■ **INFORMATION PROVIDED**

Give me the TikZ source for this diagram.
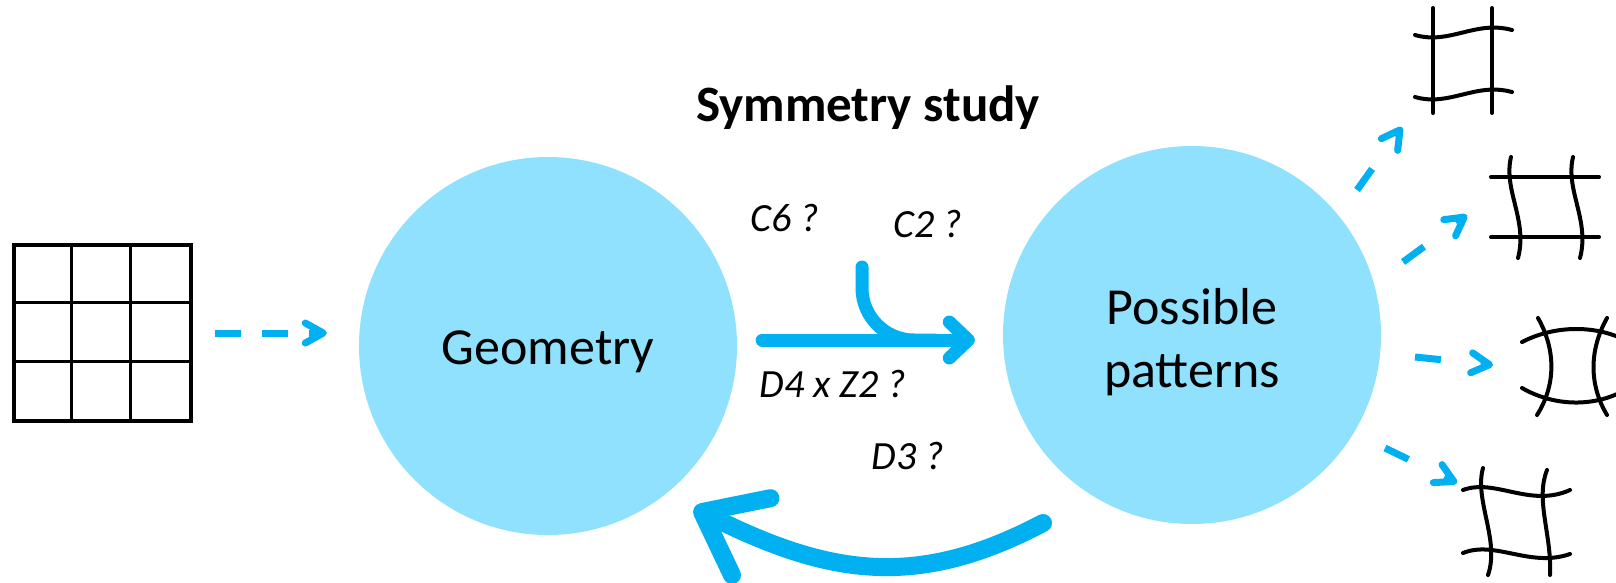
\documentclass[tikz,border=0pt]{standalone}
\usepackage{fontspec}
\setmainfont{Carlito}
\usetikzlibrary{arrows.meta,calc}
\definecolor{bubblefill}{HTML}{8FE1FD}
\definecolor{arrowblue}{HTML}{00B0F0}
\tikzset{
  bubble/.style={circle, fill=bubblefill, minimum size=378pt, inner sep=0pt, align=center, font=\fontsize{52}{63}\selectfont},
  qlabel/.style={font=\fontsize{40}{48}\selectfont\itshape},
  titlelabel/.style={font=\fontsize{51}{60}\selectfont\bfseries},
  gridbox/.style={draw, line width=3.5pt, minimum width=177pt, minimum height=176pt, inner sep=0pt},
  gridline/.style={line width=3.5pt},
  patline/.style={line width=4pt, line cap=round},
  fatline/.style={draw=arrowblue, line width=13pt, line cap=round},
  fatarrow/.style={fatline, -{Straight Barb[length=19pt, width=36pt, round]}},
  backarrow/.style={draw=arrowblue, line width=18pt, line cap=round, -{Straight Barb[length=55pt, width=86pt, round]}},
  dasharrow/.style={draw=arrowblue, line width=7pt, dash pattern=on 26pt off 21pt, -{Straight Barb[length=18pt, width=20pt, round]}},
  outarrow/.style={dasharrow, dash pattern=on 26pt off 40pt}
}
\begin{document}
\begin{tikzpicture}[x=1pt, y=-1pt]
\useasboundingbox (0,0) rectangle (1616,582);

% input lattice
\node[gridbox] (grid) at (102.5,333) {};
\foreach \k in {1,2} {
  \draw[gridline] ($(grid.north west)+(59*\k,0)$) -- ($(grid.south west)+(59*\k,0)$);
  \draw[gridline] ($(grid.north west)+(0,59*\k)$) -- ($(grid.north east)+(0,59*\k)$);
}

% the two bubbles
\node[bubble, text height=36pt, text depth=0pt] (geo) at (548,346) {Geometry};
\node[bubble] (pat) at (1192,335) {\rule{0pt}{50pt}Possible\\patterns};
\node[titlelabel] (title) at (868,108) {Symmetry study};

\draw[dasharrow, shorten <=22pt, shorten >=32pt] (grid.east) -- (grid.east -| geo.west);

% forward arrow with branch
\draw[fatarrow] ($(geo.east)+(25,-6)$) -- ($(pat.west)+(-28,5)$);
\coordinate (c2in) at (862,267);
\coordinate (c2out) at (935,340);
\draw[fatline, rounded corners=52pt] (c2in) |- (c2out);

\node[qlabel] (c6) at (785,218) {C6 ?};
\node[qlabel] (c2) at (928,224) {C2 ?};
\node[qlabel] (d4) at (833,384) {D4 x Z2 ?};
\node[qlabel] (d3) at (908,456) {D3 ?};

% way back
\coordinate (d3s) at (1043,523);
\coordinate (d3e) at (694,508);
\draw[backarrow] (d3s) .. controls (916,590) and (828,575) .. (d3e);

% pattern 1
\draw[patline] (1433,8) -- (1433,113);
\draw[patline] (1492,8) -- (1492,113);
\draw[patline] (1415,35) .. controls (1450,45) and (1475,20) .. (1512,30);
\draw[patline] (1415,97) .. controls (1450,107) and (1475,82) .. (1512,92);
% pattern 2
\draw[patline] (1491,177) -- (1599,177);
\draw[patline] (1491,237) -- (1599,237);
\draw[patline] (1511,157) .. controls (1503,190) and (1528,220) .. (1518,258);
\draw[patline] (1573,157) .. controls (1565,190) and (1590,220) .. (1580,258);
% pattern 3
\draw[patline] (1538,318) .. controls (1556,350) and (1556,385) .. (1537,415);
\draw[patline] (1607,318) .. controls (1589,350) and (1589,385) .. (1607,415);
\draw[patline] (1522,342) .. controls (1555,325) and (1595,325) .. (1625,340);
\draw[patline] (1522,388) .. controls (1555,407) and (1595,407) .. (1625,390);
% pattern 4
\draw[patline] (1483,468) .. controls (1474,500) and (1500,540) .. (1488,575);
\draw[patline] (1547,470) .. controls (1535,500) and (1552,535) .. (1550,575);
\draw[patline] (1463,490) .. controls (1495,478) and (1530,508) .. (1570,490);
\draw[patline] (1463,553) .. controls (1495,540) and (1530,568) .. (1570,554);

% arrows to the patterns
\coordinate (s1) at (1357,190); \coordinate (t1) at (1402,127);
\coordinate (s2) at (1403,262); \coordinate (t2) at (1467,215);
\coordinate (s3) at (1415,357); \coordinate (t3) at (1493,365);
\coordinate (s4) at (1385,448); \coordinate (t4) at (1457,483);
\foreach \i in {1,...,4}
  \draw[outarrow] (s\i) -- (t\i);
\end{tikzpicture}
\end{document}
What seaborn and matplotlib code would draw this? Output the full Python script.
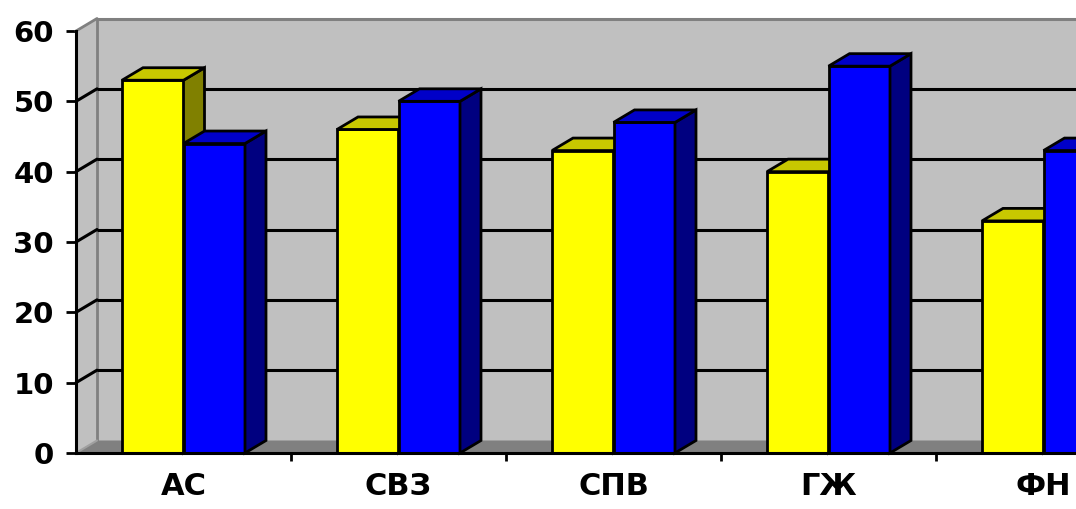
import matplotlib
matplotlib.use("Agg")
import matplotlib.pyplot as plt
from matplotlib.patches import Polygon
from matplotlib.ticker import FixedLocator
import numpy as np
import pandas as pd
import seaborn as sns

# Data
categories = ["АС", "СВЗ", "СПВ", "ГЖ", "ФН"]
series_names = ["Ряд 1", "Ряд 2"]
series_1 = [53, 46, 43, 40, 33]
series_2 = [44, 50, 47, 55, 43]
y_ticks = [0, 10, 20, 30, 40, 50, 60]

front_colors = ["#FFFF00", "#0000FF"]
top_colors = ["#C8C800", "#0000C8"]
side_colors = ["#808000", "#000080"]

df = pd.DataFrame({
    "cat": categories * 2,
    "val": series_1 + series_2,
    "series": [series_names[0]] * len(categories) + [series_names[1]] * len(categories),
})

sns.set_theme(style="white")
plt.rcParams["font.family"] = ["DejaVu Sans"]

W, H = 1076, 509
fig = plt.figure(figsize=(W / 100, H / 100), dpi=100)
# axes front plane: x from 76px to 1151px (runs past the right edge), y from 453px to 31px
ax = fig.add_axes([76 / W, (H - 453) / H, 1075 / W, 422 / H])
ax.set_xlim(-0.5, 4.5)
ax.set_ylim(0, 60)

# depth offset of the 3D box, in data units
px_x = 5 / 1075.0
px_y = 60 / 422.0
dx = 21 * px_x
dy = 12.5 * px_y

wall = "#C0C0C0"
wall_edge = "#808080"
floor = "#808080"
x0, x1 = -0.5, 4.5

# back wall
ax.add_patch(Polygon([(x0 + dx, dy), (x1 + dx, dy), (x1 + dx, 60 + dy), (x0 + dx, 60 + dy)],
                     closed=True, facecolor=wall, edgecolor="none", zorder=0, clip_on=False))
ax.plot([x0 + dx, x1 + dx], [60 + dy, 60 + dy], color=wall_edge, lw=2.2, zorder=0.5, clip_on=False,
        solid_capstyle="butt")
# side wall
ax.add_patch(Polygon([(x0, 0), (x0 + dx, dy), (x0 + dx, 60 + dy), (x0, 60)],
                     closed=True, facecolor=wall, edgecolor="none", zorder=0, clip_on=False))
ax.plot([x0 + dx, x0 + dx], [dy, 60 + dy], color=wall_edge, lw=2, zorder=0.6, clip_on=False)
ax.plot([x0, x0 + dx], [60, 60 + dy], color=wall_edge, lw=2, zorder=0.6, clip_on=False)
# floor
ax.add_patch(Polygon([(x0, 0), (x0 + dx, dy), (x1 + dx, dy), (x1, 0)],
                     closed=True, facecolor=floor, edgecolor="none", zorder=0.7, clip_on=False))
ax.plot([x0, x0 + dx], [0, dy], color="#A0A0A0", lw=1.5, zorder=0.8)

# gridlines on back wall and side wall
for t in y_ticks[1:-1]:
    ax.plot([x0 + dx, x1 + dx], [t + dy, t + dy], color="black", lw=2.2, zorder=1, clip_on=False,
            solid_capstyle="butt")
    ax.plot([x0, x0 + dx], [t, t + dy], color="black", lw=2.2, zorder=1, clip_on=False)

# front faces of the columns
sns.barplot(data=df, x="cat", y="val", hue="series", palette=front_colors,
            hue_order=series_names, order=categories, width=0.572, gap=0,
            edgecolor="black", linewidth=2, legend=False, ax=ax, saturation=1)

bars = [p for p in ax.patches if hasattr(p, "get_width") and not isinstance(p, Polygon)]
n = len(categories)
for i, bar in enumerate(bars):
    s = i // n
    x = bar.get_x()
    w = bar.get_width()
    h = bar.get_height()
    z = 3 + s
    bar.set_zorder(z)
    top = Polygon([(x, h), (x + dx, h + dy), (x + w + dx, h + dy), (x + w, h)], closed=True,
                  facecolor=top_colors[s], edgecolor="black", linewidth=2, zorder=z,
                  joinstyle="miter", clip_on=False)
    side = Polygon([(x + w, 0), (x + w + dx, dy), (x + w + dx, h + dy), (x + w, h)], closed=True,
                   facecolor=side_colors[s], edgecolor="black", linewidth=2, zorder=z,
                   joinstyle="miter", clip_on=False)
    ax.add_patch(side)
    ax.add_patch(top)

# axes styling
for side_name in ["top", "right"]:
    ax.spines[side_name].set_visible(False)
for side_name in ["left", "bottom"]:
    ax.spines[side_name].set_visible(True)
    ax.spines[side_name].set_color("black")
    ax.spines[side_name].set_linewidth(2.2)
    ax.spines[side_name].set_zorder(6)
ax.set_facecolor("none")
ax.grid(False)

ax.set_yticks(y_ticks)
ax.set_yticklabels([str(t) for t in y_ticks], fontsize=21, fontweight="bold", color="black")
ax.tick_params(axis="y", direction="out", length=7, width=2, color="black", pad=9, left=True)

ax.set_xticks(range(n))
ax.set_xticklabels(categories, fontsize=22, fontweight="bold", color="black")
ax.tick_params(axis="x", which="major", length=0, pad=14)
ax.xaxis.set_minor_locator(FixedLocator(np.arange(0.5, n, 1.0)))
ax.tick_params(axis="x", which="minor", direction="out", length=6, width=2, color="black", bottom=True)
ax.set_xlabel("")
ax.set_ylabel("")

fig.savefig("out.png", dpi=100, facecolor="white")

■ **TASK BRIEF**
Begin with the first line of the records and repeat every line up to the one with "(0,0) rectangle (1616,582);", counting that line too. Pictures are not part of the copy.

■ **RESULT**
Give me the TikZ source for this diagram.
\documentclass[tikz,border=0pt]{standalone}
\usepackage{fontspec}
\setmainfont{Carlito}
\usetikzlibrary{arrows.meta,calc}
\definecolor{bubblefill}{HTML}{8FE1FD}
\definecolor{arrowblue}{HTML}{00B0F0}
\tikzset{
  bubble/.style={circle, fill=bubblefill, minimum size=378pt, inner sep=0pt, align=center, font=\fontsize{52}{63}\selectfont},
  qlabel/.style={font=\fontsize{40}{48}\selectfont\itshape},
  titlelabel/.style={font=\fontsize{51}{60}\selectfont\bfseries},
  gridbox/.style={draw, line width=3.5pt, minimum width=177pt, minimum height=176pt, inner sep=0pt},
  gridline/.style={line width=3.5pt},
  patline/.style={line width=4pt, line cap=round},
  fatline/.style={draw=arrowblue, line width=13pt, line cap=round},
  fatarrow/.style={fatline, -{Straight Barb[length=19pt, width=36pt, round]}},
  backarrow/.style={draw=arrowblue, line width=18pt, line cap=round, -{Straight Barb[length=55pt, width=86pt, round]}},
  dasharrow/.style={draw=arrowblue, line width=7pt, dash pattern=on 26pt off 21pt, -{Straight Barb[length=18pt, width=20pt, round]}},
  outarrow/.style={dasharrow, dash pattern=on 26pt off 40pt}
}
\begin{document}
\begin{tikzpicture}[x=1pt, y=-1pt]
\useasboundingbox (0,0) rectangle (1616,582);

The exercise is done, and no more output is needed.